Letter to the Editor:
John Brown is not a widely revered figure of the African American rights movement. John Brown was a man with unfailing loyalty to his cause, and like Martin Luther King, it cost him his life. It is true that before the Jim Crow era, many great men, such as Ralph Waldo Emerson highly respected Brown and his actions. Indeed, as "Freedom's Martyr" states, W.E.B. Du Bois said Brown was the white American who had "come nearest to touching the real souls of black folk."
Brown's violent approach ultimately led to his downfall. The radical actions he took got the attention of the nation, but what light did his actions shed on the issue? John Brown advocated violence as the solution to the country's division over slavery, and in doing so he exacerbated the tensions that led to secession and civil war. Brown's tendency to violence increased sectionalist tensions and aggression.

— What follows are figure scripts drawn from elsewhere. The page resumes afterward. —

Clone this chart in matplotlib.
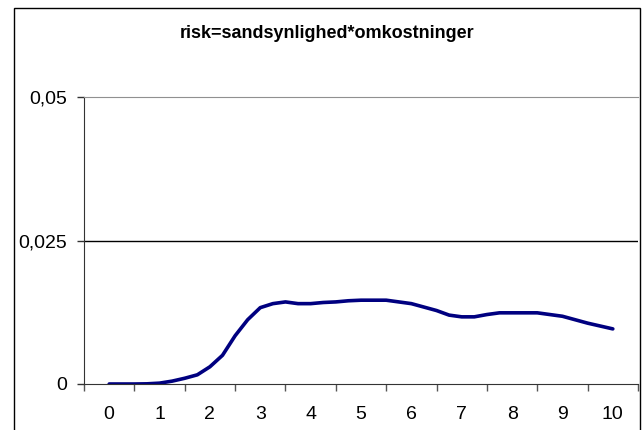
import matplotlib.pyplot as plt
import numpy as np
from matplotlib.patches import Rectangle

plt.rcParams['font.family'] = ['Liberation Sans', 'DejaVu Sans']

# risk values, x in steps of 0.25
x_vals = np.arange(0, 10.01, 0.25)
risk = [0, 0, 0, 0.00003, 0.00015, 0.0005, 0.0010, 0.0016, 0.0030, 0.0050,
        0.0084, 0.0112, 0.0133, 0.0140, 0.0143, 0.0140, 0.0140, 0.0142, 0.0143, 0.0145,
        0.0146, 0.0146, 0.0146, 0.0143, 0.0140, 0.0134, 0.0128, 0.0120, 0.0117, 0.0117,
        0.0121, 0.0124, 0.0124, 0.0124, 0.0124, 0.0121, 0.0118, 0.0112, 0.0106, 0.0101,
        0.0096]
x_labels = ['0', '1', '2', '3', '4', '5', '6', '7', '8', '9', '10']
y_ticks = [0, 0.025, 0.05]
y_labels = ['0', '0,025', '0,05']
title = 'risk=sandsynlighed*omkostninger'

W, H = 642, 430
fig = plt.figure(figsize=(W / 100, H / 100), dpi=100)
fig.patch.set_facecolor('white')

# chart frame
fig.patches.append(Rectangle((13.5 / W, -0.05), (639.5 - 13.5) / W, 1.05 - 7.5 / H,
                             transform=fig.transFigure, fill=False,
                             edgecolor='black', linewidth=1))

ax = fig.add_axes([84 / W, 1 - 384 / H, (638 - 84) / W, (384 - 97) / H])
ax.plot(x_vals, risk, color='#000080', linewidth=2.6, solid_capstyle='round')

ax.set_xlim(-0.5, 10.5)
ax.set_ylim(0, 0.05)

ax.set_yticks(y_ticks)
ax.set_yticklabels(y_labels, fontsize=14)
ax.tick_params(axis='y', length=5, width=1, color='#333333', pad=7)

ax.set_xticks(np.arange(-0.5, 10.6, 1))
ax.set_xticklabels([])
ax.tick_params(axis='x', which='major', length=5, width=1, color='#555555')
ax.set_xticks(np.arange(0, 11), minor=True)
ax.set_xticklabels(x_labels, minor=True, fontsize=14)
ax.tick_params(axis='x', which='minor', length=0, pad=16)

ax.axhline(0.025, color='black', linewidth=1)
ax.spines['right'].set_visible(False)
ax.spines['top'].set_color('#909090')
ax.spines['left'].set_color('#333333')
ax.spines['bottom'].set_color('#333333')

fig.text(327.5 / W, 1 - 33 / H, title, ha='center', va='center',
         fontsize=13, fontweight='bold')

fig.savefig('out.png', dpi=100)
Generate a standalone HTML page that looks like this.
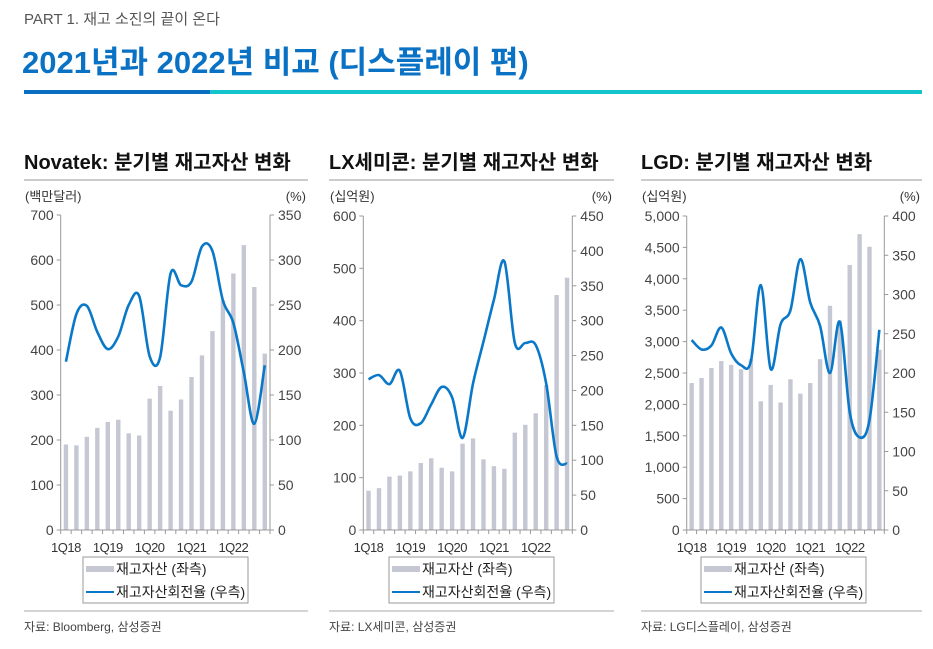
<!DOCTYPE html>
<html><head><meta charset="utf-8">
<style>
body{margin:0;width:933px;height:644px;background:#fff;overflow:hidden;font-family:"Liberation Sans","Noto Sans CJK KR",sans-serif;}
svg text{font-family:"Liberation Sans","Noto Sans CJK KR",sans-serif;}
</style></head>
<body>
<svg id="s" width="933" height="644" xmlns="http://www.w3.org/2000/svg">
<text x="24" y="24" font-size="15" fill="#555">PART 1. 재고 소진의 끝이 온다</text>
<text x="22" y="73" font-size="31" font-weight="bold" fill="#0a72c4">2021년과 2022년 비교 (디스플레이 편)</text>
<rect x="24" y="90" width="186" height="4" fill="#0a6fc2"/>
<rect x="210" y="90" width="712" height="4" fill="#14c4cc"/>
</svg>
<script>
const categories=["1Q18","2Q18","3Q18","4Q18","1Q19","2Q19","3Q19","4Q19","1Q20","2Q20","3Q20","4Q20","1Q21","2Q21","3Q21","4Q21","1Q22","2Q22","3Q22","4Q22"];
const xLabels=["1Q18","1Q19","1Q20","1Q21","1Q22"];
const novatekInv=[190,188,207,227,240,245,215,210,292,320,265,290,340,388,442,510,570,633,540,392];
const novatekTurn=[187,240,249,220,201,215,250,260,193,192,285,272,276,315,310,255,230,175,118,183];
const lxInv=[75,80,102,104,112,128,137,119,112,165,175,135,122,117,186,201,223,277,449,482];
const lxTurn=[216,222,209,228,160,153,180,205,190,132,210,270,330,385,268,268,265,210,105,95];
const lgdInv=[2340,2420,2580,2690,2630,2560,2720,2050,2310,2030,2400,2170,2340,2720,3570,3340,4220,4710,4510,2870];
const lgdTurn=[242,230,235,258,225,210,215,312,205,262,280,345,290,260,200,265,150,118,140,255];
const novatekLeftTicks=[0,100,200,300,400,500,600,700];
const novatekRightTicks=[0,50,100,150,200,250,300,350];
const lxLeftTicks=[0,100,200,300,400,500,600];
const lxRightTicks=[0,50,100,150,200,250,300,350,400,450];
const lgdLeftTicks=[0,500,1000,1500,2000,2500,3000,3500,4000,4500,5000];
const lgdRightTicks=[0,50,100,150,200,250,300,350,400];

const NS="http://www.w3.org/2000/svg";
const svg=document.getElementById('s');
function mk(tag,attrs,parent){const e=document.createElementNS(NS,tag);for(const k in attrs)e.setAttribute(k,attrs[k]);(parent||svg).appendChild(e);return e;}
function fmt(v){return v.toLocaleString('en-US');}

function chart(o){
  const g=mk('g',{});
  
  
  const t=mk('text',{x:o.sx,y:169,'font-size':20,'font-weight':'bold',fill:'#111'},g);t.textContent=o.title;
  
  
  const r1=mk('line',{x1:o.sx,x2:o.ex,y1:180,y2:180,stroke:'#bbb','stroke-width':1.5},g);
  
  
  const L=o.L,R=o.R,T=o.T,B=530;
  const yl=v=>B-(v/o.lmax)*(B-T);
  const yr=v=>B-(v/o.rmax)*(B-T);
  const n=categories.length,bw=(R-L)/n;
  const xc=i=>L+bw*(i+0.5);
  const u1=mk('text',{x:o.sx+1,y:201,'font-size':13,fill:'#333'},g);u1.textContent=o.unit;
  
  
  const u2=mk('text',{x:o.ex-2,y:201,'font-size':13,fill:'#333','text-anchor':'end'},g);u2.textContent='(%)';
  
  
  o.lt.forEach(v=>{const tx=mk('text',{x:L-7,y:yl(v)+5,'font-size':14,fill:'#444','text-anchor':'end'},g);tx.textContent=fmt(v);
    
    
    mk('line',{x1:L-4,x2:L,y1:yl(v),y2:yl(v),stroke:'#999'},g);});
  o.rt.forEach(v=>{const tx=mk('text',{x:R+8,y:yr(v)+5,'font-size':14,fill:'#444'},g);tx.textContent=fmt(v);
    
    
    mk('line',{x1:R,x2:R+4,y1:yr(v),y2:yr(v),stroke:'#999'},g);});
  o.inv.forEach((v,i)=>{const b=mk('rect',{x:xc(i)-2.2,y:yl(v),width:4.4,height:B-yl(v),fill:'#c5c7d3'},g);
    
    });
  mk('line',{x1:L,x2:L,y1:T,y2:B,stroke:'#999'},g);
  mk('line',{x1:R,x2:R,y1:T,y2:B,stroke:'#999'},g);
  mk('line',{x1:L,x2:R,y1:B,y2:B,stroke:'#999'},g);
  for(let i=0;i<=n;i++)mk('line',{x1:L+bw*i,x2:L+bw*i,y1:B,y2:B+4,stroke:'#999'},g);
  categories.forEach((c,i)=>{if(xLabels.includes(c)){const tx=mk('text',{x:xc(i),y:552,'font-size':13,fill:'#333','text-anchor':'middle','letter-spacing':'-0.5'},g);tx.textContent=c;
    
    }});
  const pts=o.turn.map((v,i)=>[xc(i),yr(v)]);
  let d='M'+pts[0][0]+','+pts[0][1];
  for(let i=0;i<pts.length-1;i++){const p0=pts[Math.max(0,i-1)],p1=pts[i],p2=pts[i+1],p3=pts[Math.min(pts.length-1,i+2)];
    d+=' C'+(p1[0]+(p2[0]-p0[0])/6)+','+(p1[1]+(p2[1]-p0[1])/6)+' '+(p2[0]-(p3[0]-p1[0])/6)+','+(p2[1]-(p3[1]-p1[1])/6)+' '+p2[0]+','+p2[1];}
  const ln=mk('path',{d:d,fill:'none',stroke:'#0a78c8','stroke-width':2.6},g);
  
  
  const lg=mk('g',{},g);
  
  
  mk('rect',{x:o.lx,y:557,width:165,height:46,fill:'#fff',stroke:'#999'},lg);
  mk('rect',{x:o.lx+3,y:566,width:28,height:6,fill:'#c5c7d3'},lg);
  const a=mk('text',{x:o.lx+33,y:574,'font-size':14,fill:'#222'},lg);a.textContent='재고자산 (좌측)';
  mk('line',{x1:o.lx+3,x2:o.lx+31,y1:592,y2:592,stroke:'#0a78c8','stroke-width':2},lg);
  const b2=mk('text',{x:o.lx+33,y:597,'font-size':14,fill:'#222'},lg);b2.textContent='재고자산회전율 (우측)';
  mk('line',{x1:o.sx,x2:o.ex,y1:611,y2:611,stroke:'#aaa'},g);
  const s=mk('text',{x:o.sx,y:631,'font-size':12,fill:'#444'},g);s.textContent=o.src;
  
  
}
chart({id:'novatek',title:'Novatek: 분기별 재고자산 변화',unit:'(백만달러)',sx:24,ex:308,L:60.7,R:270,T:215,lmax:700,rmax:350,lt:novatekLeftTicks,rt:novatekRightTicks,inv:novatekInv,turn:novatekTurn,lx:83,src:'자료: Bloomberg, 삼성증권'});
chart({id:'lx',title:'LX세미콘: 분기별 재고자산 변화',unit:'(십억원)',sx:329,ex:614,L:363.3,R:572.3,T:216,lmax:600,rmax:450,lt:lxLeftTicks,rt:lxRightTicks,inv:lxInv,turn:lxTurn,lx:389,src:'자료: LX세미콘, 삼성증권'});
chart({id:'lgd',title:'LGD: 분기별 재고자산 변화',unit:'(십억원)',sx:641,ex:922,L:686.7,R:884.3,T:216,lmax:5000,rmax:400,lt:lgdLeftTicks,rt:lgdRightTicks,inv:lgdInv,turn:lgdTurn,lx:701,src:'자료: LG디스플레이, 삼성증권'});
</script>
</body></html>
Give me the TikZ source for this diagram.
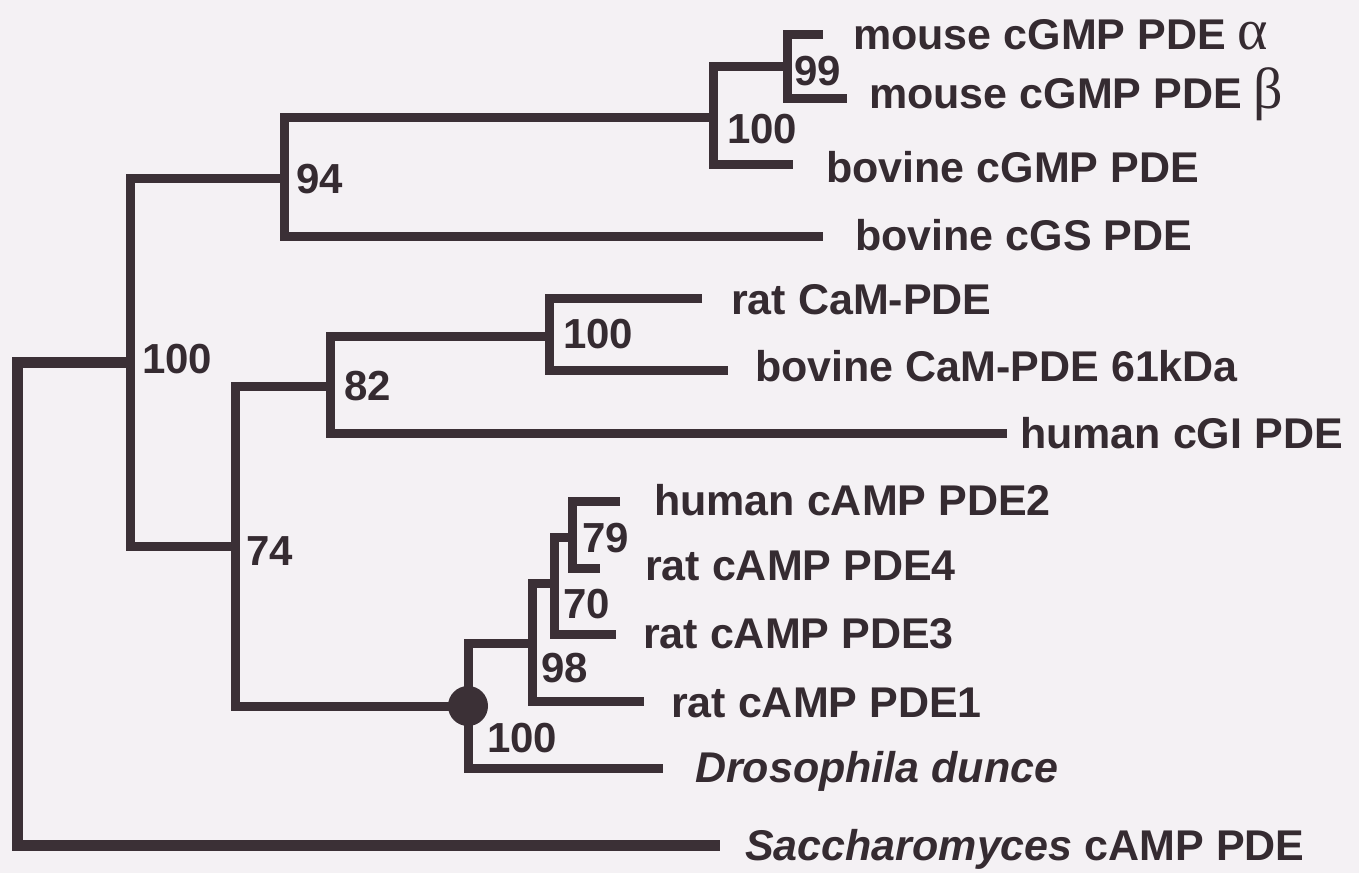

The fact is that John Brown's massacres and acts of violence cannot be ignored. His cause was just, but does the ends justify the means? David S. Reynolds, author of "Freedom's Martyr" would say yes. But John Brown was swept away by the bloody tides of the era and contributed to his state's unsavory nickname, "Bleeding Kansas," an unauthorized precursor to the civil war.The decision to posthumously pardon someone is difficult. It is important to recognize the merit of the just cause Brown fought for, and his bravery in defending it until death. However, a presidential pardon sends the message that the massacre of people with opposite beliefs is justified in the name of cause.